Bundu sogna di vincere questo titolo anche per la città dove è cresciuto. I suoi tifosi si raduneranno al Mandela Forum a notte fonda per fare il tifo davanti al maxi schermo. «Quando sono arrivato a Firenze e ho iniziato a boxare l’idolo di tutti si chiamava Mike Tyson. Ma a parte l’amore indiscusso per la figura di Mohamed Alì, sono cresciuto guardando la boxe di Kostya Tszyu, ex campione mondiale dei superleggeri. Mi piace muovermi come faceva lui, era davvero difficile colpirlo». Dicono che il pugile dei due mondi sia cresciuto molto da quando ha conosciuto Giuliana e ha messo su famiglia. E lui ride: «Beh, faccio una vita più sana.

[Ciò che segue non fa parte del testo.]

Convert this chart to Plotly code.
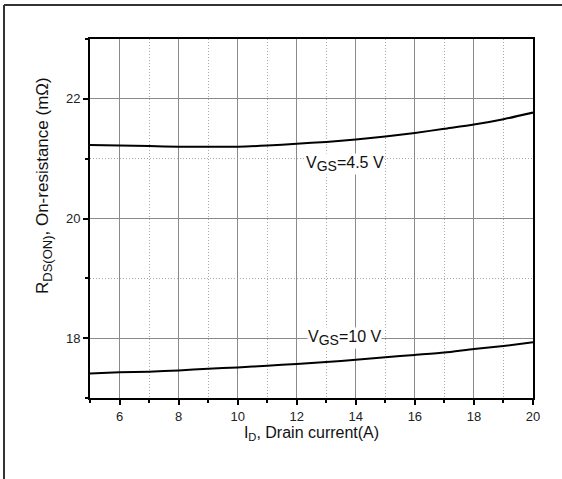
import plotly.graph_objects as go

# Data
id_current = [5, 6, 7, 8, 9, 10, 11, 12, 13, 14, 15, 16, 17, 18, 19, 20]
r_vgs45 = [21.23, 21.22, 21.21, 21.20, 21.20, 21.20, 21.22, 21.25, 21.28, 21.32,
           21.37, 21.43, 21.50, 21.57, 21.66, 21.77]
r_vgs10 = [17.41, 17.43, 17.44, 17.46, 17.49, 17.51, 17.54, 17.57, 17.60, 17.64,
           17.68, 17.72, 17.76, 17.82, 17.87, 17.93]
label_45 = "V<sub><span style='font-size:14px'>GS</span></sub>=4.5 V"
label_10 = "V<sub><span style='font-size:14px'>GS</span></sub>=10 V"
x_title = "I<sub>D</sub>, Drain current(A)"
y_title = "R<sub><span style='font-size:13px'>DS(ON)</span></sub>, On-resistance (mΩ)"

W, H = 562, 479
L, R, T, B = 90, 29, 39, 81

FONT = "Liberation Sans, Arial, sans-serif"

fig = go.Figure()
for ys in (r_vgs45, r_vgs10):
    fig.add_trace(go.Scatter(x=id_current, y=ys, mode="lines",
                             line=dict(color="black", width=2, shape="spline", smoothing=0.6),
                             showlegend=False, hoverinfo="skip"))

axis_common = dict(
    showline=True, linecolor="black", linewidth=2, mirror=True,
    ticks="outside", ticklen=5, tickwidth=1.5, tickcolor="black",
    showgrid=True, gridcolor="#8a8a8a", gridwidth=1,
    zeroline=False,
    tickfont=dict(family=FONT, size=13, color="#222"),
)
minor_common = dict(dtick=1, tick0=1, ticks="outside", ticklen=3, tickcolor="black",
                    showgrid=True, gridcolor="#a8a8a8", griddash="1px,2px", gridwidth=1)

fig.update_xaxes(range=[5, 20], tick0=0, dtick=2, minor=minor_common,
                 title=dict(text=x_title, font=dict(family=FONT, size=16, color="#111"), standoff=4),
                 **axis_common)
fig.update_yaxes(range=[17, 23], tick0=0, dtick=2, minor=minor_common, **axis_common)

pw, ph = W - L - R, H - T - B
def px(xp):
    return (xp - L) / pw
def py(yp):
    return (H - B - yp) / ph

# y-axis title placed as rotated annotation
fig.add_annotation(xref="paper", yref="paper", x=px(44), y=py(186), text=y_title,
                   textangle=-90, showarrow=False, xanchor="center", yanchor="middle",
                   font=dict(family=FONT, size=17, color="#111"))

fig.add_annotation(x=12.28, y=20.91, text=label_45, showarrow=False, xanchor="left", yanchor="middle",
                   font=dict(family=FONT, size=16, color="#111"), bgcolor="white", borderpad=0)
fig.add_annotation(x=12.34, y=18.0, text=label_10, showarrow=False, xanchor="left", yanchor="middle",
                   font=dict(family=FONT, size=16, color="#111"), bgcolor="white", borderpad=0)

# page frame: top and left border lines
fig.add_shape(type="line", xref="paper", yref="paper", x0=px(4), x1=px(562), y0=py(5), y1=py(5),
              line=dict(color="#333", width=2), layer="above")
fig.add_shape(type="line", xref="paper", yref="paper", x0=px(4), x1=px(4), y0=py(5), y1=py(479),
              line=dict(color="#333", width=2), layer="above")

fig.update_layout(width=W, height=H, margin=dict(l=L, r=R, t=T, b=B),
                  plot_bgcolor="white", paper_bgcolor="white",
                  font=dict(family=FONT))

fig.write_html("out.html")
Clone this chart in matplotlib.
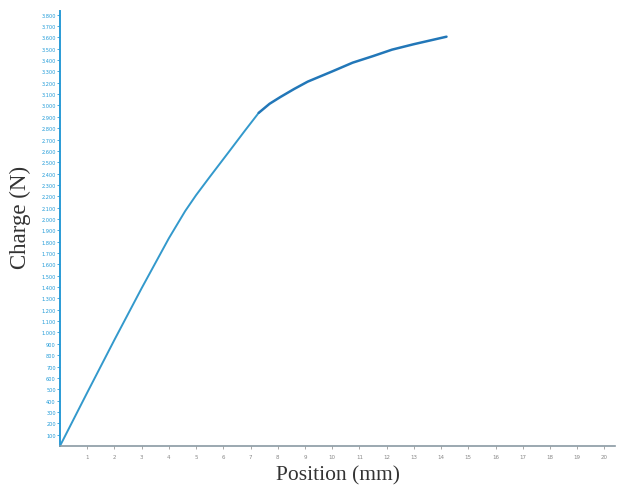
import matplotlib
matplotlib.use("Agg")
import matplotlib.pyplot as plt
from matplotlib.ticker import FuncFormatter

position_mm = [0, 1, 2, 3, 4, 4.6, 5, 5.5, 6.2, 6.8, 7.3, 7.7, 8.1, 8.6, 9.1, 10, 10.75, 11.5, 12.2, 13, 14.2]
charge_n = [0, 470, 935, 1390, 1830, 2070, 2210, 2370, 2590, 2780, 2935, 3015, 3075, 3145, 3210, 3300, 3377, 3435, 3492, 3540, 3606]
x_ticks = list(range(1, 21))
y_ticks = list(range(100, 3900, 100))

fig = plt.figure(figsize=(6.17, 4.89), dpi=100)
ax = fig.add_axes([0.0972, 0.0859, 0.9, 0.889])
ax.plot(position_mm[:11], charge_n[:11], color="#3399cc", linewidth=1.4, solid_capstyle="round")
ax.plot(position_mm[10:], charge_n[10:], color="#2277b8", linewidth=1.8, solid_capstyle="round")

ax.set_xlim(0, 20.4)
ax.set_ylim(0, 3830)
for s in ["top", "right"]:
    ax.spines[s].set_visible(False)
ax.spines["left"].set_color("#2a9bd6")
ax.spines["left"].set_linewidth(1.4)
ax.spines["bottom"].set_color("#8a9aa3")
ax.spines["bottom"].set_linewidth(1.2)

ax.set_xticks(x_ticks)
ax.set_yticks(y_ticks)
ax.yaxis.set_major_formatter(FuncFormatter(lambda v, p: f"{int(v):,}".replace(",", ".")))
ax.tick_params(axis="y", labelsize=3.6, labelcolor="#1e9ad8", color="#2a9bd6", length=2, width=0.6, pad=1)
ax.tick_params(axis="x", labelsize=4, labelcolor="#888888", color="#999999", length=2, width=0.6, pad=4)

ax.set_xlabel("Position (mm)", fontsize=15.5, family="Liberation Serif", color="#333333", labelpad=4)
ax.set_ylabel("Charge (N)", fontsize=16.5, family="Liberation Serif", color="#333333")
ax.yaxis.set_label_coords(-0.052, 0.529)

fig.savefig("out.png", dpi=100)
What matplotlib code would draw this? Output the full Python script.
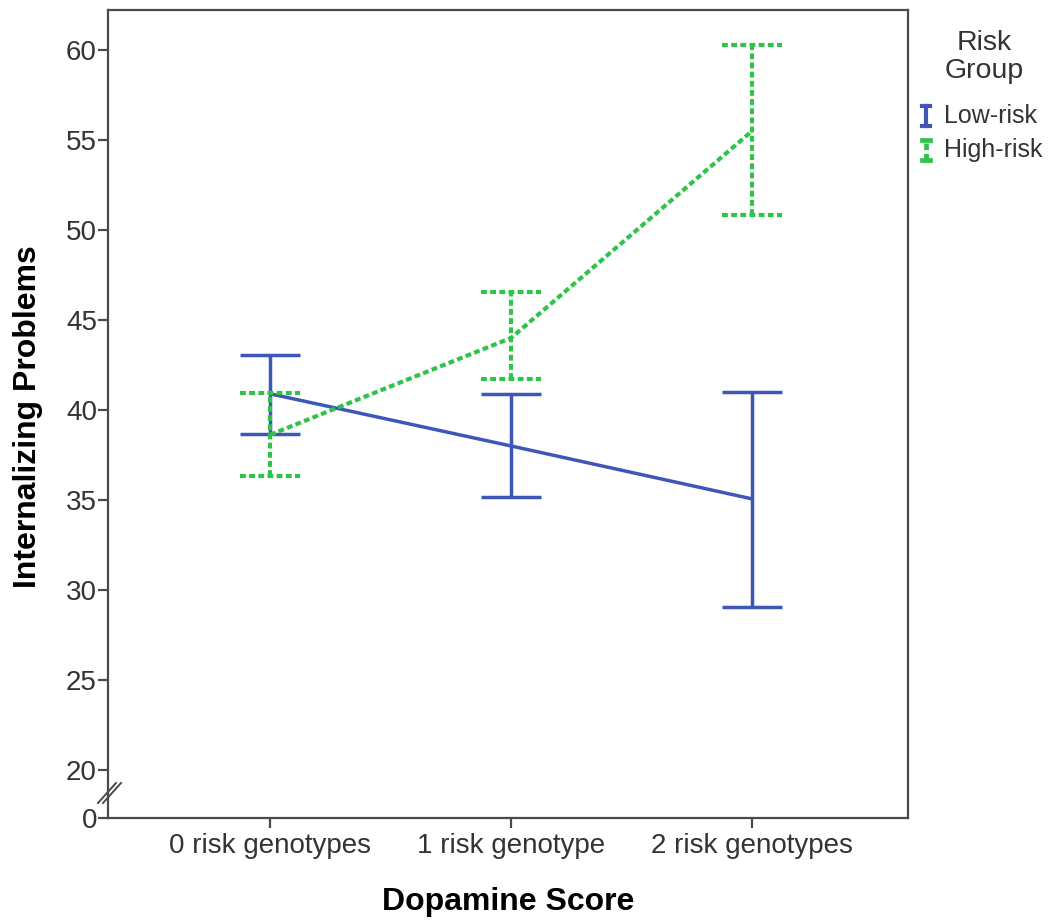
import numpy as np
import matplotlib
matplotlib.use("Agg")
import matplotlib.pyplot as plt
from matplotlib.lines import Line2D

plt.rcParams['font.family'] = ['Liberation Sans', 'DejaVu Sans']

categories = ["0 risk genotypes", "1 risk genotype", "2 risk genotypes"]
low_mean = [40.9, 38.0, 35.06]
low_lo = [38.67, 35.17, 29.06]
low_hi = [43.06, 40.89, 41.0]
high_mean = [38.62, 44.0, 55.5]
high_lo = [36.33, 41.72, 50.83]
high_hi = [40.94, 46.56, 60.28]
yticks = [20, 25, 30, 35, 40, 45, 50, 55, 60]

blue = '#3d57b9'
green = '#2fc449'
dotted = (0, (1.4, 0.8))
capw = 0.125

fig = plt.figure(figsize=(10.55, 9.23), dpi=100)
ax = fig.add_axes([0.1024, 0.1138, 0.7583, 0.8754])

x = np.arange(len(categories))

# low-risk: solid
ax.plot(x, low_mean, color=blue, lw=2.5, solid_capstyle='butt')
ax.vlines(x, low_lo, low_hi, color=blue, lw=2.5)
ax.hlines(low_lo, x - capw, x + capw, color=blue, lw=2.5)
ax.hlines(low_hi, x - capw, x + capw, color=blue, lw=2.5)

# high-risk: dotted
ax.plot(x, high_mean, color=green, lw=3.0, linestyle=dotted)
ax.vlines(x, high_lo, high_hi, color=green, lw=3.0, linestyle=dotted)
ax.hlines(high_lo, x - capw, x + capw, color=green, lw=3.0, linestyle=dotted)
ax.hlines(high_hi, x - capw, x + capw, color=green, lw=3.0, linestyle=dotted)

ybot = 60 - 768 / 18
ytop = 60 + 40 / 18
ax.set_ylim(ybot, ytop)
ax.set_xlim(-0.672, 2.647)
ax.set_yticks([ybot] + yticks)
ax.set_yticklabels(["0"] + [str(t) for t in yticks])
ax.set_xticks(x)
ax.set_xticklabels(categories)

for s in ax.spines.values():
    s.set_color('#4a4a4a')
    s.set_linewidth(1.6)
ax.tick_params(axis='both', direction='out', length=7, width=1.6, color='#4a4a4a',
               labelsize=20, labelcolor='#333333')
ax.tick_params(axis='y', pad=1)
ax.tick_params(axis='x', pad=4)

ax.set_xlabel("Dopamine Score", fontsize=23, fontweight='bold')
ax.set_ylabel("Internalizing Problems", fontsize=23, fontweight='bold')
ax.xaxis.set_label_coords(0.5, -0.086)
ax.yaxis.set_label_coords(-0.081, 0.497)

# axis break marks
for dx in (0, 5):
    fig.add_artist(Line2D([(98 + dx) / 1055, (116 + dx) / 1055],
                          [1 - 803 / 923, 1 - 783 / 923],
                          color='#4a4a4a', lw=1.4))

# legend
fig.text(984 / 1055, 1 - 57 / 923, "Risk\nGroup", ha='center', va='center',
         fontsize=20.5, color='#333333', linespacing=1.12)
items = [("Low-risk", blue, '-', 3.0, 116), ("High-risk", green, dotted, 3.4, 150)]
for label, col, ls, lw, yy in items:
    xs = 926 / 1055
    y0 = 1 - (yy + 10) / 923
    y1 = 1 - (yy - 10) / 923
    fig.add_artist(Line2D([xs, xs], [y0, y1], color=col, lw=lw, linestyle=ls))
    for yc in (y0, y1):
        fig.add_artist(Line2D([xs - 4 / 1055, xs + 4 / 1055], [yc, yc], color=col, lw=lw))
    fig.text(944 / 1055, 1 - yy / 923, label, ha='left', va='center', fontsize=18, color='#333333')

fig.savefig("out.png", dpi=100)
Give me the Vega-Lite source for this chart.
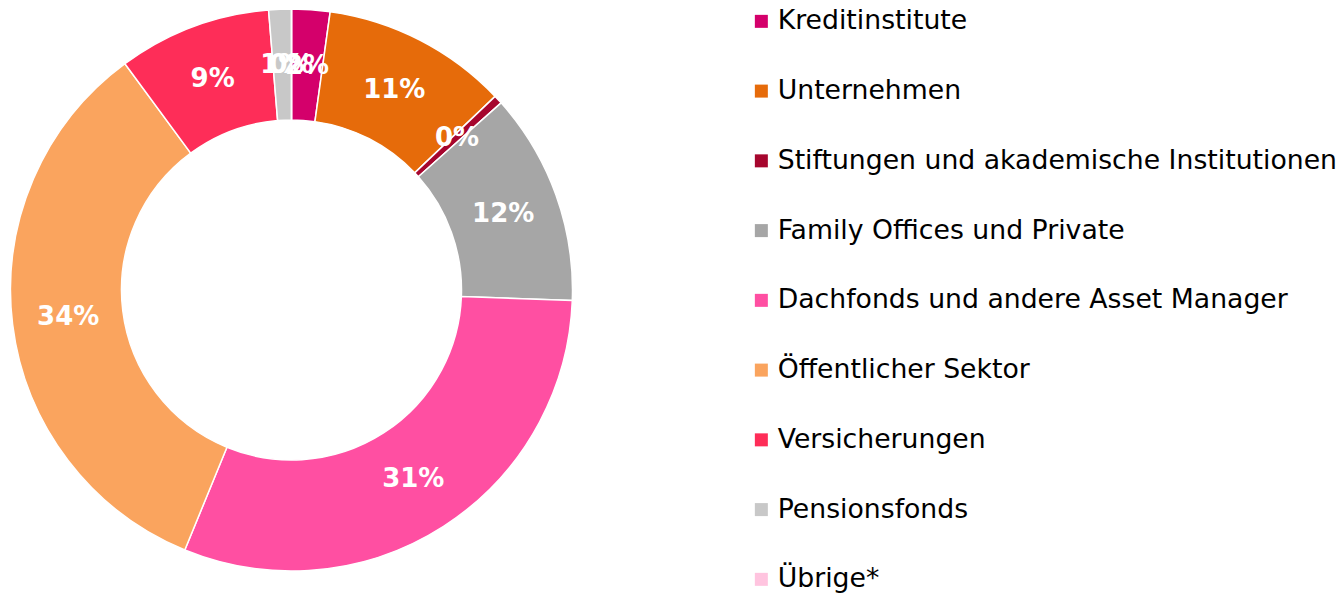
{
  "$schema": "https://vega.github.io/schema/vega-lite/v6.json",
  "width": 583,
  "height": 580,
  "padding": 0,
  "autosize": {"type": "pad"},
  "background": "white",
  "view": {"stroke": null},
  "data": {
    "values": [
      {"idx": 1, "category": "Kreditinstitute", "share": 2.2, "label": "2%"},
      {"idx": 2, "category": "Unternehmen", "share": 10.7, "label": "11%"},
      {"idx": 3, "category": "Stiftungen und akademische Institutionen", "share": 0.5, "label": "0%"},
      {"idx": 4, "category": "Family Offices und Private", "share": 12.2, "label": "12%"},
      {"idx": 5, "category": "Dachfonds und andere Asset Manager", "share": 30.6, "label": "31%"},
      {"idx": 6, "category": "Öffentlicher Sektor", "share": 33.7, "label": "34%"},
      {"idx": 7, "category": "Versicherungen", "share": 8.8, "label": "9%"},
      {"idx": 8, "category": "Pensionsfonds", "share": 1.3, "label": "1%"},
      {"idx": 9, "category": "Übrige*", "share": 0.0, "label": "0%"}
    ]
  },
  "encoding": {
    "theta": {"field": "share", "type": "quantitative", "stack": true},
    "order": {"field": "idx", "type": "quantitative"},
    "color": {
      "field": "category",
      "type": "nominal",
      "scale": {
        "domain": ["Kreditinstitute", "Unternehmen", "Stiftungen und akademische Institutionen", "Family Offices und Private", "Dachfonds und andere Asset Manager", "Öffentlicher Sektor", "Versicherungen", "Pensionsfonds", "Übrige*"],
        "range": ["#D4006B", "#E66B0A", "#A6062E", "#A6A6A6", "#FF4FA2", "#FAA45E", "#FE2D58", "#C8C8C8", "#FFC4DF"]
      },
      "legend": {
        "title": null,
        "orient": "none",
        "legendX": 748,
        "legendY": 8,
        "padding": 0,
        "symbolType": "square",
        "symbolSize": 169,
        "symbolStrokeWidth": 0,
        "labelFont": "DejaVu Sans",
        "labelFontSize": 26.7,
        "labelColor": "#000000",
        "labelLimit": 1000,
        "labelOffset": 3,
        "rowPadding": 41.75
      }
    }
  },
  "layer": [
    {"mark": {"type": "arc", "outerRadius": 281, "innerRadius": 170, "stroke": "white", "strokeWidth": 1.5}},
    {
      "mark": {"type": "text", "radius": 225, "fontSize": 26, "fontWeight": "bold", "font": "DejaVu Sans"},
      "encoding": {"text": {"field": "label", "type": "nominal"}, "color": {"value": "white"}}
    }
  ]
}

Ho due figli, questione di responsabilità. Ora mi diverto a cucinare per gli amici. Il problema è che sono bravissimo a fare il pane e le pizze. Tutta roba che non posso mangiare. Ma d’altra parte non ho alternative. Sai com’è: mi devo fare un mondiale a quarant’anni. Non sarò Bruce Lee, ma intanto sono arrivato a Las Vegas. Quel mitico ring sta aspettando me».